- Dataset extract:
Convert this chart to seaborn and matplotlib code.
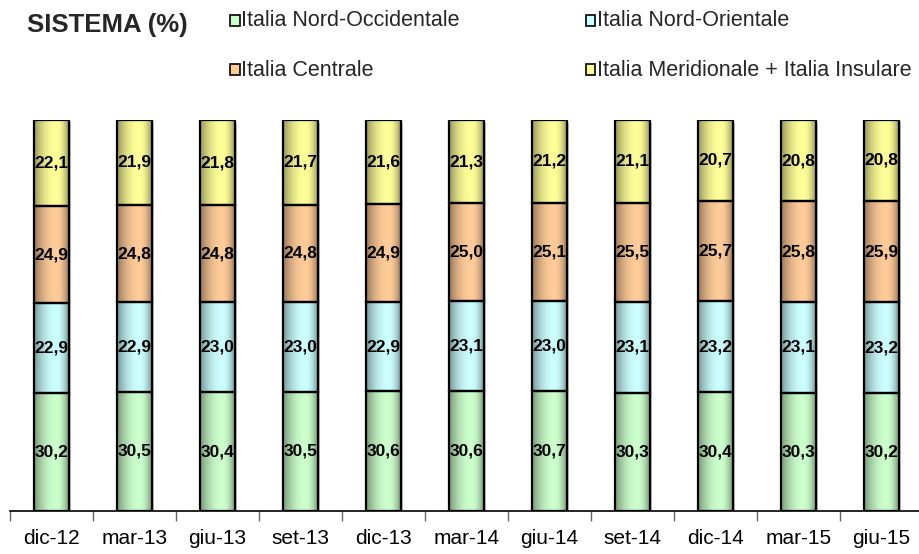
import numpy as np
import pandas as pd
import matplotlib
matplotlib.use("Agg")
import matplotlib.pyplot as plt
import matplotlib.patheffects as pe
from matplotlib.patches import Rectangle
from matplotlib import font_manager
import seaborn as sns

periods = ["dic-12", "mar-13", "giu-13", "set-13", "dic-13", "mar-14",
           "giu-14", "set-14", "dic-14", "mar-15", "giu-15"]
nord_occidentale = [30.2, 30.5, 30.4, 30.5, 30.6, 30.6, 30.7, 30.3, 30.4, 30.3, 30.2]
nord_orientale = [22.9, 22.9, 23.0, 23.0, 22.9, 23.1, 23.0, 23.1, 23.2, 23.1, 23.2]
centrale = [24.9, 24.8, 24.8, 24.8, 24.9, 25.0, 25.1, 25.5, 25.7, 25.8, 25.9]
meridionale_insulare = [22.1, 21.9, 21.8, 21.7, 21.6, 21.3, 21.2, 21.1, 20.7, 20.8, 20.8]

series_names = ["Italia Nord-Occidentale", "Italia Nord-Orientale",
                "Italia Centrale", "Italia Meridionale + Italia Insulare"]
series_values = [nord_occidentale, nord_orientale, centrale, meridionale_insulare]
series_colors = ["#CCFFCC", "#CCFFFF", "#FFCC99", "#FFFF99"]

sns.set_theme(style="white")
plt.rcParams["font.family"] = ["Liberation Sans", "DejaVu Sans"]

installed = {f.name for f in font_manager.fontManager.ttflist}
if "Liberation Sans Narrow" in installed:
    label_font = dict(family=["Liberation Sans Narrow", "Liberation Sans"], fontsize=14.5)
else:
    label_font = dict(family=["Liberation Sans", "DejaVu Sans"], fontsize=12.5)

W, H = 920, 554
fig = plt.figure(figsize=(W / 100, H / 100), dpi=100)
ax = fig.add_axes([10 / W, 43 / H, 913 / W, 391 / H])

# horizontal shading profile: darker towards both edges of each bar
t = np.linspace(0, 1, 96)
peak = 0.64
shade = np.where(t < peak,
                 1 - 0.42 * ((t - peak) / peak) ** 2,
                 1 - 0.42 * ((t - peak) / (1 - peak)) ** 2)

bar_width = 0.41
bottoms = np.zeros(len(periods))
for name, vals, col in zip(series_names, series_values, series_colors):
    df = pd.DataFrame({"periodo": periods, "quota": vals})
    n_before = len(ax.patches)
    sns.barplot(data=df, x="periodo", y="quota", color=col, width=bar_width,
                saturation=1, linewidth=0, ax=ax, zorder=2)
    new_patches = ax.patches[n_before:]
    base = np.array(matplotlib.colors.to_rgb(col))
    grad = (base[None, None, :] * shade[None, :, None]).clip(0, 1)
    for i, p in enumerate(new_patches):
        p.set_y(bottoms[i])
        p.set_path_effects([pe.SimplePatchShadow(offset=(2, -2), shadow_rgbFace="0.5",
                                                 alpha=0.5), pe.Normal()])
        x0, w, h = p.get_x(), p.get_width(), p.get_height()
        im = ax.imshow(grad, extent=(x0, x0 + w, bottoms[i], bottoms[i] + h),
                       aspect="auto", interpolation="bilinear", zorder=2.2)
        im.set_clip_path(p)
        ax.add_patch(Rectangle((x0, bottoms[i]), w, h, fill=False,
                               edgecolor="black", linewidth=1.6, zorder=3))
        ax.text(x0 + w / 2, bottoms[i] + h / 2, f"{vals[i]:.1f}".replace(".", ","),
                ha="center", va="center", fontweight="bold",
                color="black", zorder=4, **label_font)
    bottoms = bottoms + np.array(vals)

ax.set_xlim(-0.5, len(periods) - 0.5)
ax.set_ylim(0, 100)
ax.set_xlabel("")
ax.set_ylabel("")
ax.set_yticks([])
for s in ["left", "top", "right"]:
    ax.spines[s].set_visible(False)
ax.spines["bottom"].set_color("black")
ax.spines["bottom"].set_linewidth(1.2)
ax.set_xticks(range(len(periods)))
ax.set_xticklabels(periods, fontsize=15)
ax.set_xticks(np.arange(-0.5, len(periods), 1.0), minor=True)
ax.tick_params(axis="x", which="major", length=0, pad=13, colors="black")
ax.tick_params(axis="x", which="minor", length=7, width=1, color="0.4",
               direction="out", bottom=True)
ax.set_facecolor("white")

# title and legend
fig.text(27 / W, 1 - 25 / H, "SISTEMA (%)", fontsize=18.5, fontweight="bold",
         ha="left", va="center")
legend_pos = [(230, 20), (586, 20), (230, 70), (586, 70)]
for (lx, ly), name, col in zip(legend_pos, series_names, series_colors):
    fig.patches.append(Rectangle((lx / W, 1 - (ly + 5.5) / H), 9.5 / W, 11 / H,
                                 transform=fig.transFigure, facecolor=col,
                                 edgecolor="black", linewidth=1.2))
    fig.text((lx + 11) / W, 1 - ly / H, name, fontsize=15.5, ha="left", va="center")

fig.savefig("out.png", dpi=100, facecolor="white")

- Goal of the exercise:
Return, unchanged, the lines from the first line of the material through the line that holds "1 - 0.42 * ((t - peak) / (1", inclusive, omitting pictures.

- Answer to the problem:
Convert this chart to seaborn and matplotlib code.
import numpy as np
import pandas as pd
import matplotlib
matplotlib.use("Agg")
import matplotlib.pyplot as plt
import matplotlib.patheffects as pe
from matplotlib.patches import Rectangle
from matplotlib import font_manager
import seaborn as sns

periods = ["dic-12", "mar-13", "giu-13", "set-13", "dic-13", "mar-14",
           "giu-14", "set-14", "dic-14", "mar-15", "giu-15"]
nord_occidentale = [30.2, 30.5, 30.4, 30.5, 30.6, 30.6, 30.7, 30.3, 30.4, 30.3, 30.2]
nord_orientale = [22.9, 22.9, 23.0, 23.0, 22.9, 23.1, 23.0, 23.1, 23.2, 23.1, 23.2]
centrale = [24.9, 24.8, 24.8, 24.8, 24.9, 25.0, 25.1, 25.5, 25.7, 25.8, 25.9]
meridionale_insulare = [22.1, 21.9, 21.8, 21.7, 21.6, 21.3, 21.2, 21.1, 20.7, 20.8, 20.8]

series_names = ["Italia Nord-Occidentale", "Italia Nord-Orientale",
                "Italia Centrale", "Italia Meridionale + Italia Insulare"]
series_values = [nord_occidentale, nord_orientale, centrale, meridionale_insulare]
series_colors = ["#CCFFCC", "#CCFFFF", "#FFCC99", "#FFFF99"]

sns.set_theme(style="white")
plt.rcParams["font.family"] = ["Liberation Sans", "DejaVu Sans"]

installed = {f.name for f in font_manager.fontManager.ttflist}
if "Liberation Sans Narrow" in installed:
    label_font = dict(family=["Liberation Sans Narrow", "Liberation Sans"], fontsize=14.5)
else:
    label_font = dict(family=["Liberation Sans", "DejaVu Sans"], fontsize=12.5)

W, H = 920, 554
fig = plt.figure(figsize=(W / 100, H / 100), dpi=100)
ax = fig.add_axes([10 / W, 43 / H, 913 / W, 391 / H])

# horizontal shading profile: darker towards both edges of each bar
t = np.linspace(0, 1, 96)
peak = 0.64
shade = np.where(t < peak,
                 1 - 0.42 * ((t - peak) / peak) ** 2,
                 1 - 0.42 * ((t - peak) / (1 - peak)) ** 2)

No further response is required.